Rick confirmed this in his motion to reconsider the district court's modification ruling.
The district court acted equitably in declining to modify Rick's alimony obligation.
II. Child Support
The dissolution court awarded Yvonne physical care of the parties' daughter. Rick was ordered to pay $430 per month in child support based upon Yvonne's assumed gross income of $29,856 annually and Rick's assumed gross income of $33,312 annually. That amount was to increase to $506 per month upon the termination of Rick's alimony obligation.
Yvonne's income figure included $6,000 in alimony. That amount was deducted from Rick's income.
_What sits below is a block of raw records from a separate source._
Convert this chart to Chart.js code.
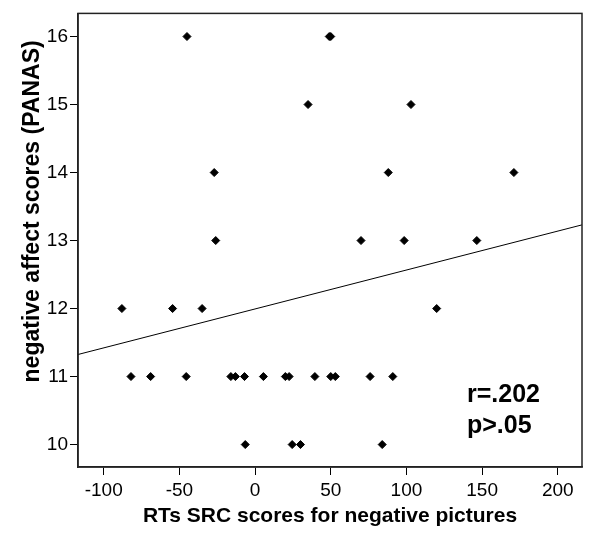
<!DOCTYPE html>
<html>
<head>
<meta charset="utf-8">
<script src="https://cdn.jsdelivr.net/npm/chart.js@4"></script>
<style>
  html, body { margin: 0; padding: 0; background: #fff; }
  #wrap { width: 589px; height: 534px; position: relative; }
</style>
</head>
<body>
<div id="wrap"><canvas id="myChart"></canvas></div>
<script>
  // RT scores (x) and PANAS scores (y)
  const rtScores = [
    -45, 49, 50,
    35, 103,
    -27, 88, 171,
    -26, 70, 98.5, 146.5,
    -88, -54.5, -35, 120,
    -82, -69, -45.5, -16, -13, -7, 5.5, 20, 22.5, 39.5, 50, 53, 76, 91,
    -6.5, 24.5, 30, 84
  ];
  const panasScores = [
    16, 16, 16,
    15, 15,
    14, 14, 14,
    13, 13, 13, 13,
    12, 12, 12, 12,
    11, 11, 11, 11, 11, 11, 11, 11, 11, 11, 11, 11, 11, 11,
    10, 10, 10, 10
  ];
  const xTicks = [-100, -50, 0, 50, 100, 150, 200];
  const yTicks = [10, 11, 12, 13, 14, 15, 16];
  const xRange = [-117, 216];
  const yRange = [9.67, 16.34];
  // fit line as drawn in the figure
  const fitIntercept = 11.994;
  const fitSlope = 0.005724;
  const statsText = ['r=.202', 'p>.05'];
  const yTitle = 'negative affect scores (PANAS)';

  const FONT = "'Liberation Sans', Arial, sans-serif";

  const points = rtScores.map((x, i) => ({ x: x, y: panasScores[i] }));
  const fitLine = xRange.map(x => ({ x: x, y: fitIntercept + fitSlope * x }));

  const frame = {
    id: 'frame',
    afterDraw(chart) {
      const { ctx, chartArea: a } = chart;
      ctx.save();
      ctx.strokeStyle = '#222';
      ctx.lineWidth = 1.5;
      ctx.strokeRect(a.left, a.top, a.right - a.left, a.bottom - a.top);
      ctx.fillStyle = '#000';
      ctx.font = 'bold 25px ' + FONT;
      ctx.textBaseline = 'alphabetic';
      ctx.fillText(statsText[0], a.right - 115, a.bottom - 65);
      ctx.fillText(statsText[1], a.right - 115, a.bottom - 34);
      // y title, sits a bit above the middle of the axis like the original
      ctx.translate(33, a.top + 198);
      ctx.rotate(-Math.PI / 2);
      ctx.font = 'bold 23px ' + FONT;
      ctx.textAlign = 'center';
      ctx.textBaseline = 'middle';
      ctx.fillText(yTitle, 0, 0);
      ctx.restore();
    }
  };

  const ctx = document.getElementById('myChart').getContext('2d');
  new Chart(ctx, {
    type: 'scatter',
    data: {
      datasets: [
        {
          data: points,
          pointStyle: 'rectRot',
          pointRadius: 4,
          backgroundColor: '#000',
          borderColor: '#000',
          borderWidth: 1
        },
        {
          type: 'line',
          data: fitLine,
          borderColor: '#000',
          borderWidth: 1,
          pointRadius: 0,
          fill: false
        }
      ]
    },
    options: {
      responsive: true,
      maintainAspectRatio: false,
      animation: false,
      layout: { padding: { top: 9, right: 7, left: 0, bottom: 0 } },
      plugins: { legend: { display: false }, tooltip: { enabled: false } },
      scales: {
        x: {
          type: 'linear',
          min: xRange[0],
          max: xRange[1],
          afterBuildTicks: s => { s.ticks = xTicks.map(v => ({ value: v })); },
          afterFit: s => { s.height = 67; },
          grid: { drawOnChartArea: false, drawTicks: true, tickLength: 8, color: '#000' },
          border: { display: true, color: '#222', width: 1.5 },
          ticks: { color: '#000', padding: 4, font: { family: FONT, size: 19 } },
          title: {
            display: true,
            text: 'RTs SRC scores for negative pictures',
            color: '#000',
            font: { family: FONT, size: 21, weight: 'bold' },
            padding: { top: 0, bottom: 5 }
          }
        },
        y: {
          type: 'linear',
          min: yRange[0],
          max: yRange[1],
          afterBuildTicks: s => { s.ticks = yTicks.map(v => ({ value: v })); },
          afterFit: s => { s.width = 78; },
          grid: { drawOnChartArea: false, drawTicks: true, tickLength: 8, color: '#000' },
          border: { display: true, color: '#222', width: 1.5 },
          ticks: { color: '#000', padding: 2, font: { family: FONT, size: 19 } }
        }
      }
    },
    plugins: [frame]
  });
</script>
</body>
</html>
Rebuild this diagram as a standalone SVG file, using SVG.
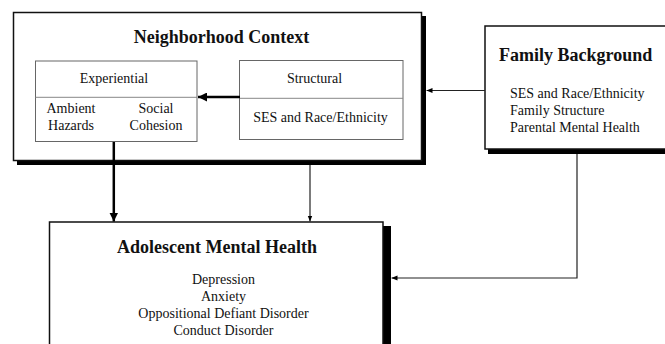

The modification court found, "the amount of child support ordered in the Decree varies by more than ten percent (10%) from the amount which would be due pursuant to the Child Support Guidelines submitted by the parties in this matter." See Iowa Code § 598.21(9) (2003). The court further found Rick's net monthly income was $2,443 and Yvonne's was $2,157. Based on these findings, the court modified the child support award from $430 per month to $485 per month "until the minor child reaches the age of eighteen (18) and graduates from high school, or marries, dies or becomes self-supporting."
The original decree provided that the support would increase from $430 to $506 per month when alimony payments ended. The modification decree effectively reduces the $506 figure to $485 based on the parties' revised income figures. Neither party takes issue with this aspect of the modification decree.
On appeal, Rick concedes his support obligation should increase, but contends the district court "committed a reversible error when it failed to include the allowable deduction for a qualified dependent on the child support calculations." See Child Support Guidelines Rule 9.7. He contends the correct amount of child support is $477 rather than $485 per month.
These guidelines were amended in 2005. If we needed to apply the guidelines, we would apply those in effect at the time of appeal. In re Marriage of Roberts, 545 N.W.2d 340, 343 n. 2 (Iowa Ct.App. 1996).
The district court's net monthly income figures for both parties as well as its final child support figure deviate slightly from the numbers contained in the parties' worksheets. We conclude this minor deviation reflects an exercise of independent knowledge and judgment rather than a failure to do equity. Accordingly, we decline to adjust the district court's calculation. See Wessels, 542 N.W.2d at 490, In re Marriage of Thede, 568 N.W.2d 59, 62 (Iowa Ct.App. 1997).
III. Appellate Attorney Fees
Yvonne requests appellate attorney fees. Awards are discretionary and determined by assessing the needs of the requesting party, the opposing party's ability to pay, and whether the requesting party was forced to defend the appeal. In re Marriage of Ales, 592 N.W.2d 698, 704 (Iowa Ct.App. 1999).
Rick is not in a sufficiently better financial position than Yvonne to pay these fees. Further, the grounds for this appeal were not frivolous. Therefore, we deny Yvonne's request to have Rick pay all or a portion of her appellate attorney fees.